## Exercise details
Look for the line containing "Convert this chart to Plotly code." and the line containing "Serif, Times New"; retype them and all lines between, exactly, and leave out the pictures.

Figure scripts
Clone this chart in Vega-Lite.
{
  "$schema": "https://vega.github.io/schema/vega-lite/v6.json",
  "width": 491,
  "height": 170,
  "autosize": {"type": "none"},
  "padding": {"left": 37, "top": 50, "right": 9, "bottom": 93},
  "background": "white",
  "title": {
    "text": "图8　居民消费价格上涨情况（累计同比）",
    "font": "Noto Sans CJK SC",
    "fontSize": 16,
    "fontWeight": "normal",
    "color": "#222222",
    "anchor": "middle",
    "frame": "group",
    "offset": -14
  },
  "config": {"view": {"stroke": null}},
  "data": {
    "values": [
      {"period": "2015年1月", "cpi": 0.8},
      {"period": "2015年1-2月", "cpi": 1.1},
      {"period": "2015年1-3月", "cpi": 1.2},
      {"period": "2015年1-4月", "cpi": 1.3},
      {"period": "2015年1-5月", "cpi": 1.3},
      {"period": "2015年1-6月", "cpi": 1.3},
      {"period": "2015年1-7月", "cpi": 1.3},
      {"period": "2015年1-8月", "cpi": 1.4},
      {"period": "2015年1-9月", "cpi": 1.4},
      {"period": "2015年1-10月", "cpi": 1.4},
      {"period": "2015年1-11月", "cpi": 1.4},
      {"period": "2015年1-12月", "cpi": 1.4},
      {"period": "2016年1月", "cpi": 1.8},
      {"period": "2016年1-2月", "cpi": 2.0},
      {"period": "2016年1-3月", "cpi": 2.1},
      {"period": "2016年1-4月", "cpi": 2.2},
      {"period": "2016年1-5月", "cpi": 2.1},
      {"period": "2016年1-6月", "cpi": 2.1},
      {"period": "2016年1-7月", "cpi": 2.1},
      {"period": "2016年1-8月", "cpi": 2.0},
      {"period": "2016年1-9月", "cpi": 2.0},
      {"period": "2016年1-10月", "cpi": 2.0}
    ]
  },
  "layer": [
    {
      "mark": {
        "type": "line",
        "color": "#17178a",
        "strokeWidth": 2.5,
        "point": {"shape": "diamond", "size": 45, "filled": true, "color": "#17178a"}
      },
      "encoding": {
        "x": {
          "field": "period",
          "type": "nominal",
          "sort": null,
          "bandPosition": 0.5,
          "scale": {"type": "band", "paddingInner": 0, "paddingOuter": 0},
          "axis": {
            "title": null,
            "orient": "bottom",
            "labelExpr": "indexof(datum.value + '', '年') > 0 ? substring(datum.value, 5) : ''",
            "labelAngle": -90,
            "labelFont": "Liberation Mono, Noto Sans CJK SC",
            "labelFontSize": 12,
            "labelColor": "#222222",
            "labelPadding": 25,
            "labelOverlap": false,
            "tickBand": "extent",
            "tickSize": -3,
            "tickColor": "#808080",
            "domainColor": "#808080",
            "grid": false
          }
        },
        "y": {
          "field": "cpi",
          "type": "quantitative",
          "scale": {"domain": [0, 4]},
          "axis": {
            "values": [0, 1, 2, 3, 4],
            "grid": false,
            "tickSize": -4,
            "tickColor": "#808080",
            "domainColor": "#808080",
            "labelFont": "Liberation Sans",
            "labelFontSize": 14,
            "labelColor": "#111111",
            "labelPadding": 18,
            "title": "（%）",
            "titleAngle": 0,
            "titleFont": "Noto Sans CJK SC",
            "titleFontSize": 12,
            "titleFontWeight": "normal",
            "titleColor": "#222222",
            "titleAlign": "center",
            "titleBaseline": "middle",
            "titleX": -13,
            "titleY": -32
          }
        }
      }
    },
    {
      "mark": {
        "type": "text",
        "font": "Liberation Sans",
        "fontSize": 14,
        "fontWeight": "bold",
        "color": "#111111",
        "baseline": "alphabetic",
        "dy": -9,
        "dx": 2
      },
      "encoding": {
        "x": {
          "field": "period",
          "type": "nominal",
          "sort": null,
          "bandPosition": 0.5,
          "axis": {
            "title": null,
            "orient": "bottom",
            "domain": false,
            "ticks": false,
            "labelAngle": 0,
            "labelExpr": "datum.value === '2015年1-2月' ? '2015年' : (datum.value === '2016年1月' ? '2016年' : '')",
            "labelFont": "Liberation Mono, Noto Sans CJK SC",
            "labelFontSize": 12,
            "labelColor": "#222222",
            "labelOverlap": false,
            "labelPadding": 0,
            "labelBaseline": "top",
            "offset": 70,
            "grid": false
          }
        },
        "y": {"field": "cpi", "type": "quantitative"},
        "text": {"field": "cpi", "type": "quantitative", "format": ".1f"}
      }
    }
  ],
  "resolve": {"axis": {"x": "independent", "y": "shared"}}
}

* * *

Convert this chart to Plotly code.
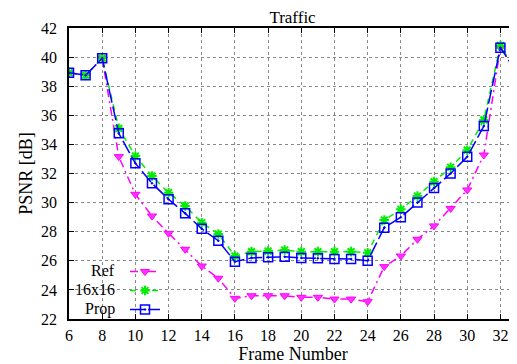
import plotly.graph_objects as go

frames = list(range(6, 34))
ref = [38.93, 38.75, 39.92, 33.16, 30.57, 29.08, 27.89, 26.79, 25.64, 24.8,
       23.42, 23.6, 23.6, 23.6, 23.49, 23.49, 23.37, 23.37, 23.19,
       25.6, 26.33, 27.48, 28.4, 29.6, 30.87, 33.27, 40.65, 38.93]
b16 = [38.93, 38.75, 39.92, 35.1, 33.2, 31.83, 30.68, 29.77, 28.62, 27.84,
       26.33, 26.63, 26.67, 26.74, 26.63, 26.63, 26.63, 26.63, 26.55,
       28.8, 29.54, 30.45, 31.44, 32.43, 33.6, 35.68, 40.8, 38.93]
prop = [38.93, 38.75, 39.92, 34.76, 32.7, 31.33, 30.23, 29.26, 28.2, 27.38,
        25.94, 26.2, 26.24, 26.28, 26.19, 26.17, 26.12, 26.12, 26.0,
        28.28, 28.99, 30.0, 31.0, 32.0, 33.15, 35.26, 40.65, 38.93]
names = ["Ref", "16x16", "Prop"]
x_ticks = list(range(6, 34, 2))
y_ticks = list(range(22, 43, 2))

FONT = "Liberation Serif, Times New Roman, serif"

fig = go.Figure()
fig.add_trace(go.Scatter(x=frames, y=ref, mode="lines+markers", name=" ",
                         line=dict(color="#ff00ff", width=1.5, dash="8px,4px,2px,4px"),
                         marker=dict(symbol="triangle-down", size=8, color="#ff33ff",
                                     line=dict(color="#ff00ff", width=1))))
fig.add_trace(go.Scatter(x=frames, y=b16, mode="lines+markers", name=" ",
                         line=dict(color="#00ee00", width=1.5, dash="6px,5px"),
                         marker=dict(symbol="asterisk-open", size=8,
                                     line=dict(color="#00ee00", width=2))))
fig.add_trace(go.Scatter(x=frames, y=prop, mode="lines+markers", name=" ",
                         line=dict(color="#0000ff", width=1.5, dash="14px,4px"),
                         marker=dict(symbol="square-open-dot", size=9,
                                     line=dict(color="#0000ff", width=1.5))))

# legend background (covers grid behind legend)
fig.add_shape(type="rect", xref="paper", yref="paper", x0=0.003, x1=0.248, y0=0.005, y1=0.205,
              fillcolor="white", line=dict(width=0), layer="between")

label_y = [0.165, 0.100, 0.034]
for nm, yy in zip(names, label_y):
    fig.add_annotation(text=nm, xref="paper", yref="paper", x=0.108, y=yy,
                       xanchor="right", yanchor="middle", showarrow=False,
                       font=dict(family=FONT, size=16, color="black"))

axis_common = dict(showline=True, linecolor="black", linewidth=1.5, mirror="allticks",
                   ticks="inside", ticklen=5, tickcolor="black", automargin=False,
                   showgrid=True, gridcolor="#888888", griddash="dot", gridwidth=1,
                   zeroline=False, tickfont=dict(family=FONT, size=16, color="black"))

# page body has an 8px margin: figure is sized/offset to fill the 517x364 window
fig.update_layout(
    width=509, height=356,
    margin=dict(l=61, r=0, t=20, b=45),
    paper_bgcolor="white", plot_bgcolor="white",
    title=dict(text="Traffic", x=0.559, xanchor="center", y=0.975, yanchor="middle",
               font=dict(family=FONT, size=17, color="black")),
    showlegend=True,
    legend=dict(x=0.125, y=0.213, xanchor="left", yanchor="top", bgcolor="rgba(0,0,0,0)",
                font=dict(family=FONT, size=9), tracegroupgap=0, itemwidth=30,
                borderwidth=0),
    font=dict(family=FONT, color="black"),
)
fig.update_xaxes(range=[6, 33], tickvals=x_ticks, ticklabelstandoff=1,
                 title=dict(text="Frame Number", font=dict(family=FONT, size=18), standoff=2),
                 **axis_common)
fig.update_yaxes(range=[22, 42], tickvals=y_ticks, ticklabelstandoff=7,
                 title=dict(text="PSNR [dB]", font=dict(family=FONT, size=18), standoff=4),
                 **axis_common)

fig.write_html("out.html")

* * *

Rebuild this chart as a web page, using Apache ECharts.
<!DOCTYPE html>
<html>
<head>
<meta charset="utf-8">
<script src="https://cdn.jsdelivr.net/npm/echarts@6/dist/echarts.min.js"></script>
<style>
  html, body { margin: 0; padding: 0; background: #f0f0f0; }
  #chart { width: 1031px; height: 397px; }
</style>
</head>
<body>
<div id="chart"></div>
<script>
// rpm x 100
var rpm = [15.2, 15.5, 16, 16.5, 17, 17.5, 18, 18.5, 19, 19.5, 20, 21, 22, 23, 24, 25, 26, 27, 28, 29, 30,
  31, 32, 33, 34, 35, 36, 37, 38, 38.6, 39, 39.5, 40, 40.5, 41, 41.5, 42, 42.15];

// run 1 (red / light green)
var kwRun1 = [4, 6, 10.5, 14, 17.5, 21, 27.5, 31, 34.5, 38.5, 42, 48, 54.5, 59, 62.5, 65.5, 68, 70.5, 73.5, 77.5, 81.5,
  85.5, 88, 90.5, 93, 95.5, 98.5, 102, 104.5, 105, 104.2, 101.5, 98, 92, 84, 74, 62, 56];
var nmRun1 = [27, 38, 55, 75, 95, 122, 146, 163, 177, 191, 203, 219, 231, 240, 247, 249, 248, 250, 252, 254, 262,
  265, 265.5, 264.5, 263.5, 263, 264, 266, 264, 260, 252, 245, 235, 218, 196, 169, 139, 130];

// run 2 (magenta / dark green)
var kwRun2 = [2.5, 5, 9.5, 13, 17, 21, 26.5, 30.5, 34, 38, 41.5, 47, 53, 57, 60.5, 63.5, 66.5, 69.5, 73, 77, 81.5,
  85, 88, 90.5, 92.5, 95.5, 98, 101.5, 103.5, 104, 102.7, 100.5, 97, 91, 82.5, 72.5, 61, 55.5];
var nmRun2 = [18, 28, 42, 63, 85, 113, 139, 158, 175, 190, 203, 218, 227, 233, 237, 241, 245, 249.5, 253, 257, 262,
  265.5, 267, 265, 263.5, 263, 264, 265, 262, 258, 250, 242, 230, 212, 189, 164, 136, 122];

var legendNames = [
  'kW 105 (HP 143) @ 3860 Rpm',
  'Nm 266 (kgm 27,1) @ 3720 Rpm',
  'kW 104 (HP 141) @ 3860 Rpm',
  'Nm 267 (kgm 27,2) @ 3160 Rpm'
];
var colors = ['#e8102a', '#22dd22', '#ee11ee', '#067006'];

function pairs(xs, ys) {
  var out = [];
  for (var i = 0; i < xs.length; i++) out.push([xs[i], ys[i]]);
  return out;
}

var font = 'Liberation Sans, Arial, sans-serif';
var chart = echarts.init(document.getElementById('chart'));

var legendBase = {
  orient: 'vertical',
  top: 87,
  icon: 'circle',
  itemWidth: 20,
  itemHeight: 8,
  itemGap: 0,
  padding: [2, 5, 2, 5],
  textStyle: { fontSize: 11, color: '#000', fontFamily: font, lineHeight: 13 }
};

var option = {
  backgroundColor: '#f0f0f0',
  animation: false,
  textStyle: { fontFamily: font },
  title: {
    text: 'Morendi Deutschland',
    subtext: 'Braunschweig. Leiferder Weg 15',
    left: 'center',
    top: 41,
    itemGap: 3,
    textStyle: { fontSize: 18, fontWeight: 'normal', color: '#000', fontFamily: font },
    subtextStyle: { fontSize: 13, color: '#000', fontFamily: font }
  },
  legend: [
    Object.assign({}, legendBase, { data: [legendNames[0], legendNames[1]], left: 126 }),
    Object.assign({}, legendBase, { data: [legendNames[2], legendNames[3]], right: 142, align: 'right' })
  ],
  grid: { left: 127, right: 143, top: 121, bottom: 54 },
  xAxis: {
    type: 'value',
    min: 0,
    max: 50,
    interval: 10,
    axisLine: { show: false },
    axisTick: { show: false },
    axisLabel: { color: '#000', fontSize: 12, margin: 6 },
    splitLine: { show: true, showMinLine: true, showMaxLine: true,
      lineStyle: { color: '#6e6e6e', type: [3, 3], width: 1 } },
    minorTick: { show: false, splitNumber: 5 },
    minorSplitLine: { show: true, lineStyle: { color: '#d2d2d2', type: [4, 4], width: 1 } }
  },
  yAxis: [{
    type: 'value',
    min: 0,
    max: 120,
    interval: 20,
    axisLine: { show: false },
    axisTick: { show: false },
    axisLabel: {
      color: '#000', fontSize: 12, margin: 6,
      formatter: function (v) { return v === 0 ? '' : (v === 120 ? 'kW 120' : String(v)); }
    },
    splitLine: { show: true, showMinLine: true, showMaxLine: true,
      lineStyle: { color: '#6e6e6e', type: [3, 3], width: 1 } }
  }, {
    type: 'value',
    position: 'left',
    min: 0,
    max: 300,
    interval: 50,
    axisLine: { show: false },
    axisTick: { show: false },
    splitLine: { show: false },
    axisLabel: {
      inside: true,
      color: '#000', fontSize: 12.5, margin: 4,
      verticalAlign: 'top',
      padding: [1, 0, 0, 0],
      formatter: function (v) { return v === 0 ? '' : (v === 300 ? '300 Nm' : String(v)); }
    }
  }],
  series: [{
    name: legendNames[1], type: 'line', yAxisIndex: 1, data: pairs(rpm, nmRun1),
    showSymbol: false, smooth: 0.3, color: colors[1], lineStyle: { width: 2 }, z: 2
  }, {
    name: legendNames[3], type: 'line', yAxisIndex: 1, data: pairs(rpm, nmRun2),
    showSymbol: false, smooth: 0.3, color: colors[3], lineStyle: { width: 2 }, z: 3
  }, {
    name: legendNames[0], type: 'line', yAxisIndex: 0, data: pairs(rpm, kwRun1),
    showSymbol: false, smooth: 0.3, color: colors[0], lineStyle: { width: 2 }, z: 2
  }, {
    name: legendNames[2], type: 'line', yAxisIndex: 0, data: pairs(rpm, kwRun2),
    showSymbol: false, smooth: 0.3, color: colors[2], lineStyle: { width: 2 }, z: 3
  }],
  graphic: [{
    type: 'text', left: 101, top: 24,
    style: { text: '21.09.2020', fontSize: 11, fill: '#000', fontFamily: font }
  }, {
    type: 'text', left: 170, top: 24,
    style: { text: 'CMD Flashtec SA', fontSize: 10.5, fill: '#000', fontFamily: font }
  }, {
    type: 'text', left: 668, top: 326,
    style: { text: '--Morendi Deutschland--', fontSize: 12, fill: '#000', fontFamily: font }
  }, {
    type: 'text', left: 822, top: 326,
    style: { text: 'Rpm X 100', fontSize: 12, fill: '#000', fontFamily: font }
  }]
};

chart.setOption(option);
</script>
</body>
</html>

## Full solution
Convert this chart to Plotly code.
import plotly.graph_objects as go

frames = list(range(6, 34))
ref = [38.93, 38.75, 39.92, 33.16, 30.57, 29.08, 27.89, 26.79, 25.64, 24.8,
       23.42, 23.6, 23.6, 23.6, 23.49, 23.49, 23.37, 23.37, 23.19,
       25.6, 26.33, 27.48, 28.4, 29.6, 30.87, 33.27, 40.65, 38.93]
b16 = [38.93, 38.75, 39.92, 35.1, 33.2, 31.83, 30.68, 29.77, 28.62, 27.84,
       26.33, 26.63, 26.67, 26.74, 26.63, 26.63, 26.63, 26.63, 26.55,
       28.8, 29.54, 30.45, 31.44, 32.43, 33.6, 35.68, 40.8, 38.93]
prop = [38.93, 38.75, 39.92, 34.76, 32.7, 31.33, 30.23, 29.26, 28.2, 27.38,
        25.94, 26.2, 26.24, 26.28, 26.19, 26.17, 26.12, 26.12, 26.0,
        28.28, 28.99, 30.0, 31.0, 32.0, 33.15, 35.26, 40.65, 38.93]
names = ["Ref", "16x16", "Prop"]
x_ticks = list(range(6, 34, 2))
y_ticks = list(range(22, 43, 2))

FONT = "Liberation Serif, Times New Roman, serif"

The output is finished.